**Your goal**
Copy out every line of the records where the string "this" occurs.

[Entries with chart source code]
----
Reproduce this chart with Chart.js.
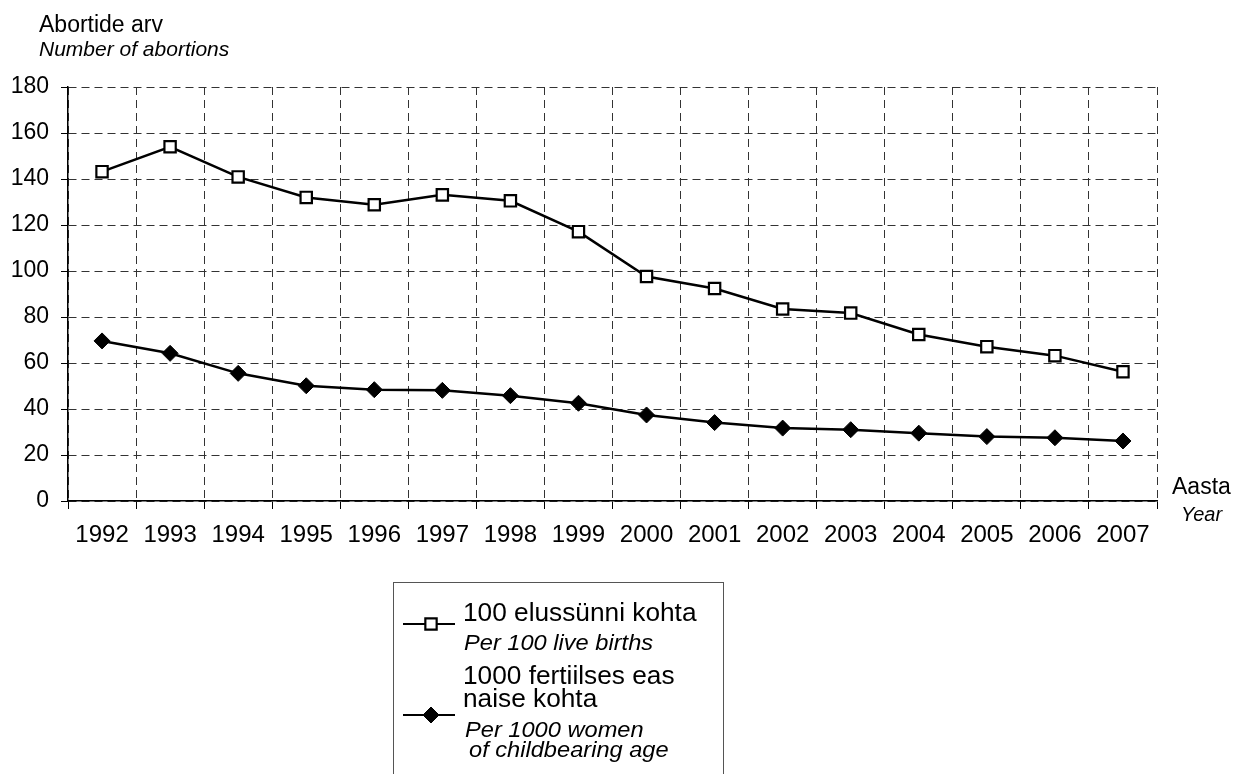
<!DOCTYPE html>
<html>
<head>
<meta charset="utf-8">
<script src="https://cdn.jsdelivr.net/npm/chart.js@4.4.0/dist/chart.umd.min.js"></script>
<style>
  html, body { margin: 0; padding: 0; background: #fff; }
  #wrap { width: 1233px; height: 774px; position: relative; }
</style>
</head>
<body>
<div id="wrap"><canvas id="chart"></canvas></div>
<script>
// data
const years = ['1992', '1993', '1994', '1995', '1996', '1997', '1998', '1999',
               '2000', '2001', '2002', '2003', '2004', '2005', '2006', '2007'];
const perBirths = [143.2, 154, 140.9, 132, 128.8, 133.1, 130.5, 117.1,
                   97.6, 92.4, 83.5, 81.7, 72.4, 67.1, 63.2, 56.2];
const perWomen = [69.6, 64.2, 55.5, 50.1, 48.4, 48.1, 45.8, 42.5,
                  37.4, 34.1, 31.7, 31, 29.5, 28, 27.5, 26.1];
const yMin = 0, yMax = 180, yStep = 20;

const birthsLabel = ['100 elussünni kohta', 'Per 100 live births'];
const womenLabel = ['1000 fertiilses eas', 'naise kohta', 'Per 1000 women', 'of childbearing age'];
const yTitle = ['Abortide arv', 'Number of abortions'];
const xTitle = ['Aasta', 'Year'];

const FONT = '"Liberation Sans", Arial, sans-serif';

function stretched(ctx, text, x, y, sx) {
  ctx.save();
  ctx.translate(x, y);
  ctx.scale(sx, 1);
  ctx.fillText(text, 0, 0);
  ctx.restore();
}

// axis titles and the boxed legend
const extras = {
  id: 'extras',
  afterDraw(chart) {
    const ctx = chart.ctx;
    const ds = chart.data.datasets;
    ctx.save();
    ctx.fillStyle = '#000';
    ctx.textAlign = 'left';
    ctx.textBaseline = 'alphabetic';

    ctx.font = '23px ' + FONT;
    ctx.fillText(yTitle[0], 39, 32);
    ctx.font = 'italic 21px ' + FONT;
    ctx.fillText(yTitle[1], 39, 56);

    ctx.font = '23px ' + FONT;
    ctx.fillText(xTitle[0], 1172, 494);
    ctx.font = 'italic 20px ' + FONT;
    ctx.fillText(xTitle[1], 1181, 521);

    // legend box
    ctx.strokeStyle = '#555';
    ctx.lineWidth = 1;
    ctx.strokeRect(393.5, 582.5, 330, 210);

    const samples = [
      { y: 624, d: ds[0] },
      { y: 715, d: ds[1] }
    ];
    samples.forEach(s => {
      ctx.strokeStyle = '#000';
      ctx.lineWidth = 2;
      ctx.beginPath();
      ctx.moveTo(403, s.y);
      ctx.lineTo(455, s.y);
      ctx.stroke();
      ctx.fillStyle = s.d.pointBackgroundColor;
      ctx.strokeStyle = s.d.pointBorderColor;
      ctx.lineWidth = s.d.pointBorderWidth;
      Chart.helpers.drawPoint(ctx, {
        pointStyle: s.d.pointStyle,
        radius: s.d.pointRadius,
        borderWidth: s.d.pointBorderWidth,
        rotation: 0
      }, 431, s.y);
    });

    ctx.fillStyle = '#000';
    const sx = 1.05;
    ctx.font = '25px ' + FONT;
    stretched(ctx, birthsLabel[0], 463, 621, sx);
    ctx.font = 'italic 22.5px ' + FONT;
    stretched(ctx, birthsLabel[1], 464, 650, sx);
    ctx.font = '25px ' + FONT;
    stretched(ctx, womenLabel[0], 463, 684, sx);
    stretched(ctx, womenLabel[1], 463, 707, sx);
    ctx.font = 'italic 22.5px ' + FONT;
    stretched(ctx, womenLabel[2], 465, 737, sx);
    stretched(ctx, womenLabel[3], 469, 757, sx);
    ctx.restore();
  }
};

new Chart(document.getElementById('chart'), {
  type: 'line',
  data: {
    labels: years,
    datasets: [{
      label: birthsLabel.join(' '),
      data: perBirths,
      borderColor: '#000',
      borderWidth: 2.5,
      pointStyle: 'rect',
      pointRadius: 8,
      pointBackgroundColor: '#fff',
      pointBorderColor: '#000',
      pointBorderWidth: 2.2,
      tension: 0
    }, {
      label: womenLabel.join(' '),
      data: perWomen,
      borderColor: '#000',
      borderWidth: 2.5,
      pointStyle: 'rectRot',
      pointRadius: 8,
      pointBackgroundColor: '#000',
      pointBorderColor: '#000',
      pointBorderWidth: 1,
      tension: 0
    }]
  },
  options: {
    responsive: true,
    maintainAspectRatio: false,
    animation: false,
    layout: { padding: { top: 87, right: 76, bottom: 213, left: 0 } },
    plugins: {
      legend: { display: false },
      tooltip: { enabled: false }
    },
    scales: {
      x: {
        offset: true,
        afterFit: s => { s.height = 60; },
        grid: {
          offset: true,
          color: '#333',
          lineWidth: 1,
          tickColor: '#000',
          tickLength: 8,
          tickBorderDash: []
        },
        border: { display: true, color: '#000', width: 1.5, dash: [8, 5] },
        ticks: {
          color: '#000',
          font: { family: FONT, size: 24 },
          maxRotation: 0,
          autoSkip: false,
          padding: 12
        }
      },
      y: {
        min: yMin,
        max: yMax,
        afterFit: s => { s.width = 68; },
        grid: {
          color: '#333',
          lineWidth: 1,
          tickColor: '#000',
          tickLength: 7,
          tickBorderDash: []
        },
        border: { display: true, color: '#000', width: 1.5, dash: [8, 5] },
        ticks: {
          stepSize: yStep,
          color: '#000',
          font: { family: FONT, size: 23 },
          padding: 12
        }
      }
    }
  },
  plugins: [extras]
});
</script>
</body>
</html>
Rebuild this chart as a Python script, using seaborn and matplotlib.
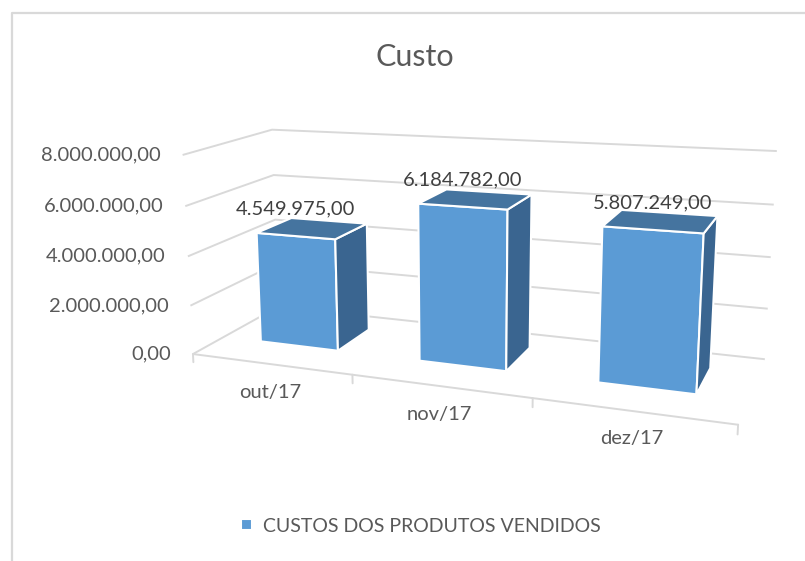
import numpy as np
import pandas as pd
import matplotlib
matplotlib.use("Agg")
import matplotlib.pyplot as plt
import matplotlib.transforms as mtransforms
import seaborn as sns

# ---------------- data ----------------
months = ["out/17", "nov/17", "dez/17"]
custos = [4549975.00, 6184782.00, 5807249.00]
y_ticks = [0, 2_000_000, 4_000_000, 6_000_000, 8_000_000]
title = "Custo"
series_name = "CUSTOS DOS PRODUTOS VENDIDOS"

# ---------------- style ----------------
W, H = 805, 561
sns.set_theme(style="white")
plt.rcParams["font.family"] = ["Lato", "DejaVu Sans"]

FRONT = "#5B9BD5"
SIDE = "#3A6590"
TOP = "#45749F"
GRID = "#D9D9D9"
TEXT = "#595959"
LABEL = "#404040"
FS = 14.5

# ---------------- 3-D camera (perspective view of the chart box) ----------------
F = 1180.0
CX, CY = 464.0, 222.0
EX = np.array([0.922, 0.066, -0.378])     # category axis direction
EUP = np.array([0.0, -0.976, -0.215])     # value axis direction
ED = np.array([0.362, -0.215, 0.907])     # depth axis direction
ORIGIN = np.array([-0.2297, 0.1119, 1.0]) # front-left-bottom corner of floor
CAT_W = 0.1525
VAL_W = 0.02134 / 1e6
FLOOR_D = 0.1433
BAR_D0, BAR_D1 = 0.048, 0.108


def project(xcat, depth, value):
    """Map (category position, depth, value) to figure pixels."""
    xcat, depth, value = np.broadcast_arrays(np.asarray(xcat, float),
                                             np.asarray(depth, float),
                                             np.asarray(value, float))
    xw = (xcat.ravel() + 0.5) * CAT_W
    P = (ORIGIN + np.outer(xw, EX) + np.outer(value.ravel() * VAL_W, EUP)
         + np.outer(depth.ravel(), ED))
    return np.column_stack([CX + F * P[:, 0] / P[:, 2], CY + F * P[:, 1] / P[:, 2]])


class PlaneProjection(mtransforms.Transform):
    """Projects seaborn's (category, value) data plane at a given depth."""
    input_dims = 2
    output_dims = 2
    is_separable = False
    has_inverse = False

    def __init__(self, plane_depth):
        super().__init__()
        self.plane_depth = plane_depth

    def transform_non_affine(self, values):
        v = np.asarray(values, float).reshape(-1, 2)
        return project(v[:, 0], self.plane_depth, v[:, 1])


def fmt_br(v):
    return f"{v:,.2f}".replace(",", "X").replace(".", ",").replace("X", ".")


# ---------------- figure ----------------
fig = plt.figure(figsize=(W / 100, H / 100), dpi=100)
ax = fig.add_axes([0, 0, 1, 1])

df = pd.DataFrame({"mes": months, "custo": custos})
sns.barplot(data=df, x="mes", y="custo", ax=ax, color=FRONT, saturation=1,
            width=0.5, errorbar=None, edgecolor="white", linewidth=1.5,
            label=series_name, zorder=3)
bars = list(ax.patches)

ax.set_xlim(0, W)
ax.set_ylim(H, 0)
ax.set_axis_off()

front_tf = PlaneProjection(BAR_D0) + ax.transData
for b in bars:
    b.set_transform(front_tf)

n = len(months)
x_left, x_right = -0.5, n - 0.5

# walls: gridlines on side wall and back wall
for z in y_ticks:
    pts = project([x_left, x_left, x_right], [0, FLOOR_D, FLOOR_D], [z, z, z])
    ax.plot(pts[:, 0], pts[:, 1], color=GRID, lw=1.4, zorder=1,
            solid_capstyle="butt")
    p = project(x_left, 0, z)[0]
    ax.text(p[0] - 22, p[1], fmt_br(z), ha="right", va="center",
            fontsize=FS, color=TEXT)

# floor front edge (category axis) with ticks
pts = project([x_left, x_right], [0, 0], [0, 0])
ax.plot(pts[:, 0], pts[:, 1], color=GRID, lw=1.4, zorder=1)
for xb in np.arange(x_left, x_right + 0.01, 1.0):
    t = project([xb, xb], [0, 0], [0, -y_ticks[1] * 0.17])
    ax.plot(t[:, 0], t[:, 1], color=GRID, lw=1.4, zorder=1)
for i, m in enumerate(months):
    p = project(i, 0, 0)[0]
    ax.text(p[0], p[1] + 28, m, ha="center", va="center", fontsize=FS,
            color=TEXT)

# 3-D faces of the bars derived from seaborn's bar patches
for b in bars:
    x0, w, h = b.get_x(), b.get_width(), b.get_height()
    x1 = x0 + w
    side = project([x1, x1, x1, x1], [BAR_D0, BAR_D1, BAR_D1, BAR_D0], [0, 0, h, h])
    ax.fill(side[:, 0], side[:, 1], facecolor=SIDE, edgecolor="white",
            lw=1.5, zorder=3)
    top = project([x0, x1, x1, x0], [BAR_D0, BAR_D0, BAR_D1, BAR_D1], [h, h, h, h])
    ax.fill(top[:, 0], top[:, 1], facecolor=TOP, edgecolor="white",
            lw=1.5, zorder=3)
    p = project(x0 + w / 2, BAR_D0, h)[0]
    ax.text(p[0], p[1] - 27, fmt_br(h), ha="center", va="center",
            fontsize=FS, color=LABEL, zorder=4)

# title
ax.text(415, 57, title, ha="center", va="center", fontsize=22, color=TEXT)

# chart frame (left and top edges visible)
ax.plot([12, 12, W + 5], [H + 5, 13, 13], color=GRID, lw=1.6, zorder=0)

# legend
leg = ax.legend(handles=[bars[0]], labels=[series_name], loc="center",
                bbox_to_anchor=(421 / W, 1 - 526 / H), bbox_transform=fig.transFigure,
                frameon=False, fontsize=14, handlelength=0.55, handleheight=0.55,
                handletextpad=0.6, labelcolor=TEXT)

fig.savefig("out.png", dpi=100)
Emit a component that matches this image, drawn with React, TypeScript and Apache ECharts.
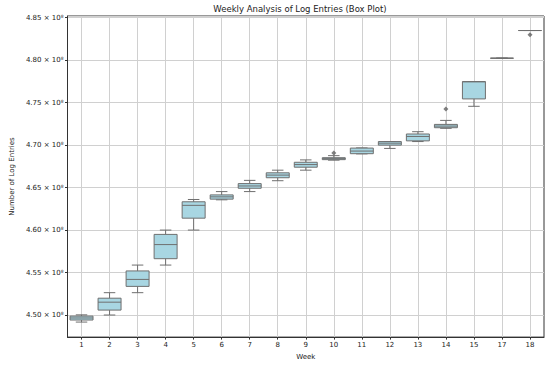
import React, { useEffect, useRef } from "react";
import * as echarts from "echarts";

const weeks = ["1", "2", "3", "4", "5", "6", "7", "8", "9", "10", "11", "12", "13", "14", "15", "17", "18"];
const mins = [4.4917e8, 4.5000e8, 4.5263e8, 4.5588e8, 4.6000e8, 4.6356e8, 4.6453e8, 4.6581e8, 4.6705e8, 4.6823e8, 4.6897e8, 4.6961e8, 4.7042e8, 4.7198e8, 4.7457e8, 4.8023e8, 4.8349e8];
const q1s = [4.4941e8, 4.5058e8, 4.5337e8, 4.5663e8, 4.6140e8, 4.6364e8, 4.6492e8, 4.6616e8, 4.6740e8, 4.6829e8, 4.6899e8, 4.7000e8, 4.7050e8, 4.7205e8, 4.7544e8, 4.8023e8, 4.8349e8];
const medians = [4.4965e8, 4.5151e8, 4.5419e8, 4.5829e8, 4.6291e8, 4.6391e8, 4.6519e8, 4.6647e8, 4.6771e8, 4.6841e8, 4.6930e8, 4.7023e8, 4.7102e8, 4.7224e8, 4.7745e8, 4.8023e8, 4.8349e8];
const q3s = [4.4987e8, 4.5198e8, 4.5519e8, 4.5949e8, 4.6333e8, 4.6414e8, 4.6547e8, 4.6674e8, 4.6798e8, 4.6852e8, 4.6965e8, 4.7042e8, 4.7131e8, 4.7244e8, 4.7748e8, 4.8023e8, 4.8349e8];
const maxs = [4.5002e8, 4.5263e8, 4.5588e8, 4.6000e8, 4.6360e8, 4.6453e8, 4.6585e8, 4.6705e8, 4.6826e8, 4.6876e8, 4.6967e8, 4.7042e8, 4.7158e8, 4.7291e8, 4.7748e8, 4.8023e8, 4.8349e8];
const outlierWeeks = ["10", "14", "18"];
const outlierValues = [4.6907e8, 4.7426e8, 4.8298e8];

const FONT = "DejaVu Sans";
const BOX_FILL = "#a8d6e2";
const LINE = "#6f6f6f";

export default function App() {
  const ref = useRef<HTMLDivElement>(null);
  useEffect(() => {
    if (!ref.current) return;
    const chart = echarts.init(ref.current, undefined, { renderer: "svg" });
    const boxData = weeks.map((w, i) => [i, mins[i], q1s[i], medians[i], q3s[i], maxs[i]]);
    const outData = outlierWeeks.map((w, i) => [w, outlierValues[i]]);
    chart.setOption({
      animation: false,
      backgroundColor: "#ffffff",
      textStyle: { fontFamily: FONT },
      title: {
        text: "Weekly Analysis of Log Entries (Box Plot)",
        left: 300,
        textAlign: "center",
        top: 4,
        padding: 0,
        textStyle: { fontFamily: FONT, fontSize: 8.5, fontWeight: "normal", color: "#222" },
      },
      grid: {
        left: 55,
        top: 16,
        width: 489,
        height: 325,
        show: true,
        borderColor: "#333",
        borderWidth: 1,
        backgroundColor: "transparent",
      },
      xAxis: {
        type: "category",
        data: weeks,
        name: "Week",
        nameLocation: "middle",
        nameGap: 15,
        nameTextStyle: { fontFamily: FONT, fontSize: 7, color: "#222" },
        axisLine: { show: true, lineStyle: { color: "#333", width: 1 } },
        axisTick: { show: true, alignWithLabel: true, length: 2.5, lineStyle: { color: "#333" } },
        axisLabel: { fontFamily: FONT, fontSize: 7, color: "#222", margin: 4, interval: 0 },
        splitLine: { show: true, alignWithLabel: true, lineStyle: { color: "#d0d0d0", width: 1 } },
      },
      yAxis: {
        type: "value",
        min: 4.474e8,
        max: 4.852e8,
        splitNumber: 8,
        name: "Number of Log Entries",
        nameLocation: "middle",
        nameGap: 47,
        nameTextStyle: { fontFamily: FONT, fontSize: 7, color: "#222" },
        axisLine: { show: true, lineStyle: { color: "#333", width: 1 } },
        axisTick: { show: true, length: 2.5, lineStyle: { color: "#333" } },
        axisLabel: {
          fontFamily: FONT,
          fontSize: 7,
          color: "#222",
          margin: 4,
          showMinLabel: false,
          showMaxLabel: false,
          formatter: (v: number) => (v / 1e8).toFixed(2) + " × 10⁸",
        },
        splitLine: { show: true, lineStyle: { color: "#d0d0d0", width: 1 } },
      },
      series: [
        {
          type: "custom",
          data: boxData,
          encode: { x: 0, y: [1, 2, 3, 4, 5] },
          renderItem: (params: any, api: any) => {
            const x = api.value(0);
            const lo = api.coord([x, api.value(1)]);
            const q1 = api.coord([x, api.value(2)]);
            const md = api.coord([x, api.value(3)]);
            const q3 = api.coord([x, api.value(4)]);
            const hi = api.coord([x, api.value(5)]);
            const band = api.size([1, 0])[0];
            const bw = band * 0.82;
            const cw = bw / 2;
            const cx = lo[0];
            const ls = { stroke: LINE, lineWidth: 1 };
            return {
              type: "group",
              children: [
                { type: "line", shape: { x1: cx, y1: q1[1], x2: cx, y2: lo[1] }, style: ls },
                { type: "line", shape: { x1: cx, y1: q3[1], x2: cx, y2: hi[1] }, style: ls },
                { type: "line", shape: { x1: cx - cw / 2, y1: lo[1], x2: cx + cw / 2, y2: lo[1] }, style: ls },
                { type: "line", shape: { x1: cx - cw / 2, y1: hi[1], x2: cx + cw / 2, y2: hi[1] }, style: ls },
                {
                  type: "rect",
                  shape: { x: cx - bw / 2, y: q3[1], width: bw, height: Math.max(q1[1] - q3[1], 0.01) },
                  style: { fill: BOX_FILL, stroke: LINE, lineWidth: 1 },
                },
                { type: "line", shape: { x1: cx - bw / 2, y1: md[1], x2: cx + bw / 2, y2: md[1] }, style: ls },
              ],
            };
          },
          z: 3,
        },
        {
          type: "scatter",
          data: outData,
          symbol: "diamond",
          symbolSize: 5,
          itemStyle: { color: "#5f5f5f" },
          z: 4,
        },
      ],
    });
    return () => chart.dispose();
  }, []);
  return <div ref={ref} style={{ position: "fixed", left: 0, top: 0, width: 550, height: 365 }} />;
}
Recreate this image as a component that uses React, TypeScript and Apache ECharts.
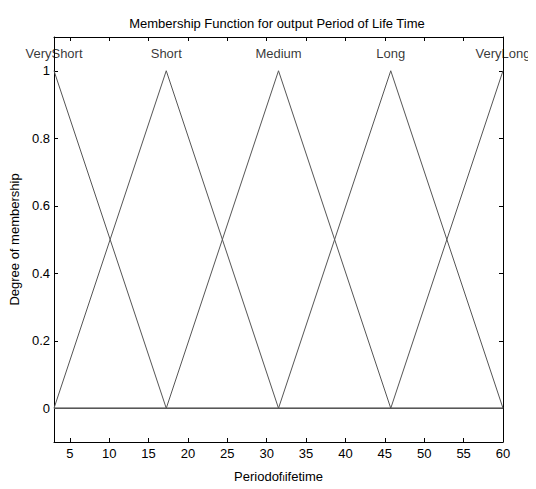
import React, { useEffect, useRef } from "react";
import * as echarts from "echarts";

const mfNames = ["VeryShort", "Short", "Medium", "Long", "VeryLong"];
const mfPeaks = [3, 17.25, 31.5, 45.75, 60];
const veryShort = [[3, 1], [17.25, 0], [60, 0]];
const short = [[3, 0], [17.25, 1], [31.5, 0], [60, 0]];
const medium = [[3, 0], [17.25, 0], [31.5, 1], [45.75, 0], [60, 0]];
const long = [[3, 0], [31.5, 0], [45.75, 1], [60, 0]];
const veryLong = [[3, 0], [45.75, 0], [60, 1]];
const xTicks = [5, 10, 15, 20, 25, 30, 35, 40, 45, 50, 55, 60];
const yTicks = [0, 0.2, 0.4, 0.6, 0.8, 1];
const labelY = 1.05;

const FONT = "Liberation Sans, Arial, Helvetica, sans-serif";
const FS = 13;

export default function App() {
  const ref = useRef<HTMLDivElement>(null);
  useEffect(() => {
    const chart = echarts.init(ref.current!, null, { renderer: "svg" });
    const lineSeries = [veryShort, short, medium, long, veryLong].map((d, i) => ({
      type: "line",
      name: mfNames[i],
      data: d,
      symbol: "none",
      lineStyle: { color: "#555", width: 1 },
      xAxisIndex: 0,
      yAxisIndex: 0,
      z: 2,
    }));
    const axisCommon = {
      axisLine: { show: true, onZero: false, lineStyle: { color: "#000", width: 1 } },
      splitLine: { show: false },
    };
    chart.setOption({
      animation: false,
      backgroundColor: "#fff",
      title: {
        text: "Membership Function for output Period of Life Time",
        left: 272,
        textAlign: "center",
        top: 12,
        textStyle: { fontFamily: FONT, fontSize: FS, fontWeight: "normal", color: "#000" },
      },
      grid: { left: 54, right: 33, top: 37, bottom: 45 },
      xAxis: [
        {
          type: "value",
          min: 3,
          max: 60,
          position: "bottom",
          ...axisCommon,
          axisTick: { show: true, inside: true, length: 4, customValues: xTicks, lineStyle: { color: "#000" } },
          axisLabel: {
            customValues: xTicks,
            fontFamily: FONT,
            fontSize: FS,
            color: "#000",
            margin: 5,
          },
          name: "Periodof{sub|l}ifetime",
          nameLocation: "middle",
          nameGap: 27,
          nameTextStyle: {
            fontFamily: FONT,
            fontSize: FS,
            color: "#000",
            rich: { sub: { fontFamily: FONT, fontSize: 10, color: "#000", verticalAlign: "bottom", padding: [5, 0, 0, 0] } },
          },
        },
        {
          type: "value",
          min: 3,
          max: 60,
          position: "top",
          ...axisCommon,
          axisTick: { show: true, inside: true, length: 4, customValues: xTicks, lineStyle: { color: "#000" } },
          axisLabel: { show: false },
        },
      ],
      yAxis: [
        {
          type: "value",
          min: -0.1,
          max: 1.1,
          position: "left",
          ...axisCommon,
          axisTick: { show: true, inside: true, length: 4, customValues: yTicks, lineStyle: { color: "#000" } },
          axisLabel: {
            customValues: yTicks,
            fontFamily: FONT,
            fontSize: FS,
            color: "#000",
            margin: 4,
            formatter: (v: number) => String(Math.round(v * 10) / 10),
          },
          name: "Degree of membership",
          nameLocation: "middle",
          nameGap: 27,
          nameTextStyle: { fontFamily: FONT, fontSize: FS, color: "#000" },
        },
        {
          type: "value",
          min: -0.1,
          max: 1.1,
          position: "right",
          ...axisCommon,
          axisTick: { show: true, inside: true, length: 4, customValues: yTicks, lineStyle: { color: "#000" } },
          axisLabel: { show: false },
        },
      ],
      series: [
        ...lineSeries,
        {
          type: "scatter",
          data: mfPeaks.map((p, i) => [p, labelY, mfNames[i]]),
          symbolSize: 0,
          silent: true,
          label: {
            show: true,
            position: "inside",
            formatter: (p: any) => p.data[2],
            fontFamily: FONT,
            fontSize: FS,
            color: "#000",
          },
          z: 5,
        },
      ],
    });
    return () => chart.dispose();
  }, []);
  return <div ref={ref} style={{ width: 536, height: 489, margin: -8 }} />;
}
----
**Reply**
Reproduce this chart with Chart.js.
Rebuild this chart as a Python script, using seaborn and matplotlib.
Emit a component that matches this image, drawn with React, TypeScript and Apache ECharts.
Recreate this image as a component that uses React, TypeScript and Apache ECharts.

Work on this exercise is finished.